I'm not inclined to accept simple explanations for world events involving millions of people, in terms of conspiracies by a handful of individuals or corporations, out to grab oil or some other commodity. You know, where the person smiles and shakes their head at your naieve talk of policies and national issues, then leans forward to impart some gem of information, such as there is oil in the Middle East, capitalists want to make money, so what else do you need to know? Quite a lot of things, actually.

Not seeing enough oil in a region, "anti-imperialist" theorists discover plans for pipelines. They did with Afghanistan, oblivious of the fact that US oil companies already had a deal which the Saudis backed Taliban to secure. In former Yugoslavia the pipeline theory gave way to the Trepca metal mines, discovered as "hidden cause" even though Milosevic, having crushed Kosova's autonomy a decade before had begun selling off its mineral resources to capitalist interests well before NATO decided to invade.

Perhaps there were rival interests involved, but that's a complicated thought for those who prefer to generalise about "Imperialism", or "the West".

Sometimes it's simpler than that. "The Americans need Iraqi oil 'cause they drive gas-guzzling cars", one heard from speakers of a Greenish hue. So what were the Iraqis going to do with their oil, drink it? Seemed to me they were making desperate efforts to break through sanctions and sell it for stuff they needed. But one thing Iraq was about to do with its oil was trade in euros instead of dollars, and by a coincidence that was when America decided to invade. Chirac wasn't so keen, not from French "cowardice", but because French ingrates failed to recognise their interest in helping US corporations dominate the world and all it holds.
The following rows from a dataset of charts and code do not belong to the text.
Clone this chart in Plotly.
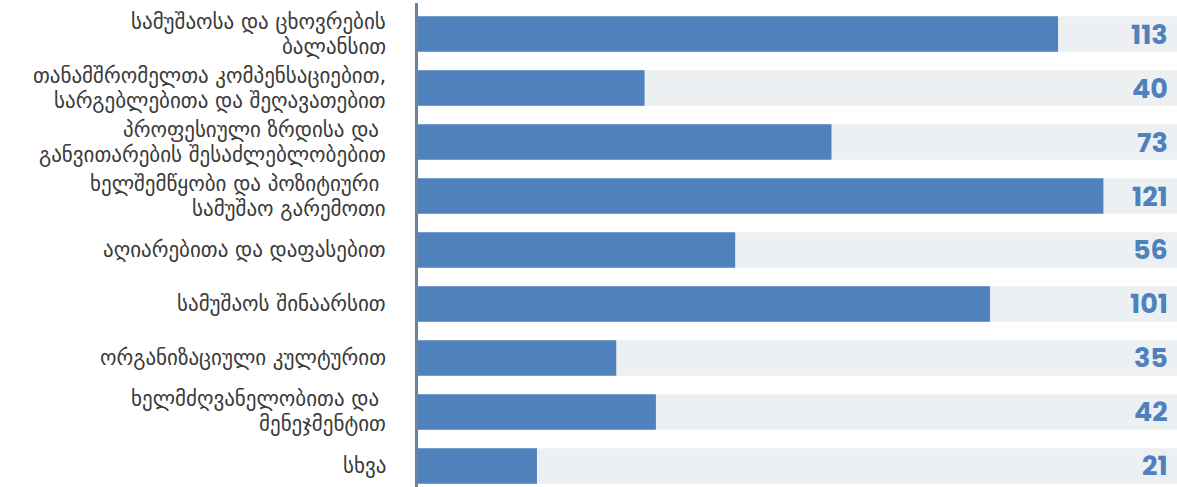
import plotly.graph_objects as go

categories = [
    ["სამუშაოსა და ცხოვრების", "ბალანსით"],
    ["თანამშრომელთა კომპენსაციებით,", "სარგებლებითა და შეღავათებით"],
    ["პროფესიული ზრდისა და\u00a0", "განვითარების შესაძლებლობებით"],
    ["ხელშემწყობი და პოზიტიური\u00a0", "სამუშაო გარემოთი"],
    ["აღიარებითა და დაფასებით"],
    ["სამუშაოს შინაარსით"],
    ["ორგანიზაციული კულტურით"],
    ["ხელმძღვანელობითა და\u00a0", "მენეჯმენტით"],
    ["სხვა"],
]
values = [113, 40, 73, 121, 56, 101, 35, 42, 21]
scale_max = 134

BLUE = "#4F81BD"
TRACK = "#EDF0F2"
LABEL_SIZE = 21
LABEL_LINE_PX = 25

idx = list(range(len(categories)))

fig = go.Figure()
fig.add_trace(go.Bar(
    y=idx, x=[scale_max] * len(idx), orientation="h",
    marker=dict(color=TRACK, line=dict(width=0)), width=0.66,
    hoverinfo="skip", showlegend=False,
))
fig.add_trace(go.Bar(
    y=idx, x=values, orientation="h",
    marker=dict(color=BLUE, line=dict(width=0)), width=0.66,
    showlegend=False,
))

# category labels, one annotation per line for tight line spacing
for i, lines in zip(idx, categories):
    n = len(lines)
    for k, line in enumerate(lines):
        fig.add_annotation(
            x=0, y=i, xref="x", yref="y", text=line,
            xanchor="right", yanchor="middle", xshift=-30,
            yshift=((n - 1) / 2 - k) * LABEL_LINE_PX, showarrow=False,
            font=dict(family="DejaVu Sans", size=LABEL_SIZE, color="#3a3a3a"),
        )

# value labels at the right end of each track
for i, v in zip(idx, values):
    fig.add_annotation(
        x=scale_max, y=i, xref="x", yref="y", text=f"<b>{v}</b>",
        xanchor="right", yanchor="middle", xshift=-7, showarrow=False,
        font=dict(family="Poppins, Roboto, sans-serif", size=27, color=BLUE),
    )

fig.update_layout(
    barmode="overlay",
    width=1177, height=487,
    margin=dict(l=418, r=0, t=3, b=0),
    paper_bgcolor="white", plot_bgcolor="white",
    xaxis=dict(range=[0, scale_max], visible=False, fixedrange=True),
    yaxis=dict(
        range=[8.389, -0.574],
        showgrid=False, zeroline=False, showticklabels=False,
        showline=True, linecolor="#6E8399", linewidth=3, ticks="",
    ),
)

fig.write_html("out.html")
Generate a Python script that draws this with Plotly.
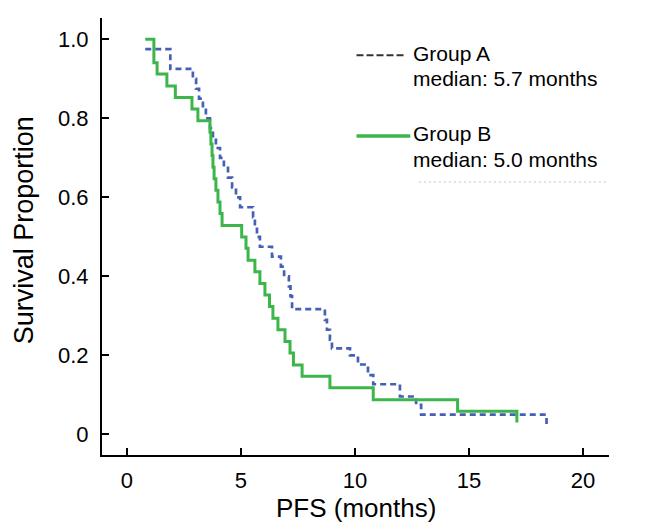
import plotly.graph_objects as go

# Kaplan-Meier step data (time in months, survival proportion)
group_a_time = [0.8, 1.9, 2.89, 3.03, 3.16, 3.33, 3.46, 3.64, 3.77, 3.90, 4.08, 4.25, 4.43, 4.61, 4.78,
                4.96, 5.53, 5.61, 5.70, 5.83, 6.36, 6.75, 6.89, 7.10, 7.17, 7.24, 8.68, 8.77, 8.90, 8.99,
                9.78, 10.13, 10.57, 10.80, 11.97, 12.68, 12.90, 18.4]
group_a_surv = [0.975, 0.925, 0.9, 0.875, 0.85, 0.825, 0.8, 0.775, 0.75, 0.725, 0.7, 0.675, 0.65, 0.625, 0.6,
                0.575, 0.55, 0.525, 0.5, 0.475, 0.45, 0.425, 0.4, 0.375, 0.35, 0.317, 0.29, 0.265, 0.24, 0.218,
                0.2, 0.177, 0.15, 0.127, 0.096, 0.075, 0.05, 0.025]

group_b_time = [0.8, 1.18, 1.32, 1.75, 2.12, 2.85, 3.11, 3.64, 3.68, 3.73, 3.77, 3.82, 3.90, 3.99, 4.08,
                4.17, 5.03, 5.22, 5.31, 5.61, 5.83, 6.05, 6.25, 6.40, 6.62, 6.93, 7.15, 7.30, 7.68, 8.90,
                10.80, 14.5, 17.1]
group_b_surv = [1.0, 0.941, 0.912, 0.882, 0.853, 0.824, 0.794, 0.765, 0.735, 0.706, 0.676, 0.647, 0.618,
                0.588, 0.559, 0.529, 0.5, 0.471, 0.441, 0.412, 0.382, 0.353, 0.324, 0.294, 0.265, 0.235,
                0.206, 0.176, 0.147, 0.118, 0.088, 0.059, 0.03]

group_names = ["Group A", "Group B"]
median_labels = ["median: 5.7 months", "median: 5.0 months"]
x_ticks = [0, 5, 10, 15, 20]
y_ticks = [0, 0.2, 0.4, 0.6, 0.8, 1.0]
y_tick_text = ["0", "0.2", "0.4", "0.6", "0.8", "1.0"]

BLUE = "#4560b5"
GREEN = "#3cb64a"
FONT = "Liberation Sans, Arial, sans-serif"

fig = go.Figure()
fig.add_trace(go.Scatter(x=group_a_time, y=group_a_surv, mode="lines", name=group_names[0],
                         line=dict(shape="hv", color=BLUE, width=2.7, dash="6px,4px"), showlegend=False))
fig.add_trace(go.Scatter(x=group_b_time, y=group_b_surv, mode="lines", name=group_names[1],
                         line=dict(shape="hv", color=GREEN, width=3), showlegend=False))

# Legend drawn manually (paper coordinates)
fig.add_shape(type="line", xref="paper", yref="paper", x0=0.502, x1=0.6, y0=0.915, y1=0.915,
              line=dict(color="#333333", width=2, dash="7px,3px"))
fig.add_shape(type="line", xref="paper", yref="paper", x0=0.502, x1=0.608, y0=0.73, y1=0.73,
              line=dict(color=GREEN, width=3.5))
fig.add_shape(type="line", xref="paper", yref="paper", x0=0.625, x1=0.995, y0=0.625, y1=0.625,
              line=dict(color="#d8d8d8", width=1.5, dash="2px,3px"))

legend_y = [(0.918, 0.862), (0.735, 0.676)]
for name, med, (yn, ym) in zip(group_names, median_labels, legend_y):
    fig.add_annotation(text=name, xref="paper", yref="paper", x=0.61, y=yn, xanchor="left",
                       yanchor="middle", showarrow=False, font=dict(family=FONT, size=21, color="black"))
    fig.add_annotation(text=med, xref="paper", yref="paper", x=0.61, y=ym, xanchor="left",
                       yanchor="middle", showarrow=False, font=dict(family=FONT, size=21, color="black"))

# Axis titles
fig.add_annotation(text="PFS (months)", xref="paper", yref="paper", x=0.5, y=-0.122, xanchor="center",
                   yanchor="middle", showarrow=False, font=dict(family=FONT, size=26, color="black"))
fig.add_annotation(text="Survival Proportion", xref="paper", yref="paper", x=-0.153, y=0.515,
                   xanchor="center", yanchor="middle", textangle=-90, showarrow=False,
                   font=dict(family=FONT, size=27, color="black"))

# The page body has an 8px margin, so the figure is reduced by 8px and margins shifted.
fig.update_layout(
    width=660, height=523,
    margin=dict(l=94, r=59, t=10, b=76),
    paper_bgcolor="white", plot_bgcolor="white",
    font=dict(family=FONT, color="black"),
    xaxis=dict(range=[-1.096, 21.14], tickvals=x_ticks, ticks="inside", ticklen=7, tickwidth=2,
               tickcolor="black", showline=True, linecolor="black", linewidth=2, showgrid=False,
               zeroline=False, tickfont=dict(family=FONT, size=22, color="black"), ticklabelstandoff=5),
    yaxis=dict(range=[-0.052, 1.054], tickvals=y_ticks, ticktext=y_tick_text, ticks="inside", ticklen=7,
               tickwidth=2, tickcolor="black", showline=True, linecolor="black", linewidth=2,
               showgrid=False, zeroline=False, tickfont=dict(family=FONT, size=22, color="black"),
               ticklabelstandoff=7),
)

fig.write_html("out.html")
Taking a leaf from the anti-imperialist notebook, a letter in the Jewish Chronicle this week claims Syria and Iran, being oil-exporting nations, started the war in Lebanon to push up the price of oil. Trouble is, Syria is not in fact one of the world's major oil producers. Besides, Bashar Assad and his intelligence services, as well as Iran's President Ahmadinejad must have been jolly clever to ensnare Israeli chief of staff Dan Halutz into bombing first Gaza and then Beirut, and being able to count on Bush and Blair and the neo-cons chorus to back the war, no questions asked. Maybe they are all in the plot?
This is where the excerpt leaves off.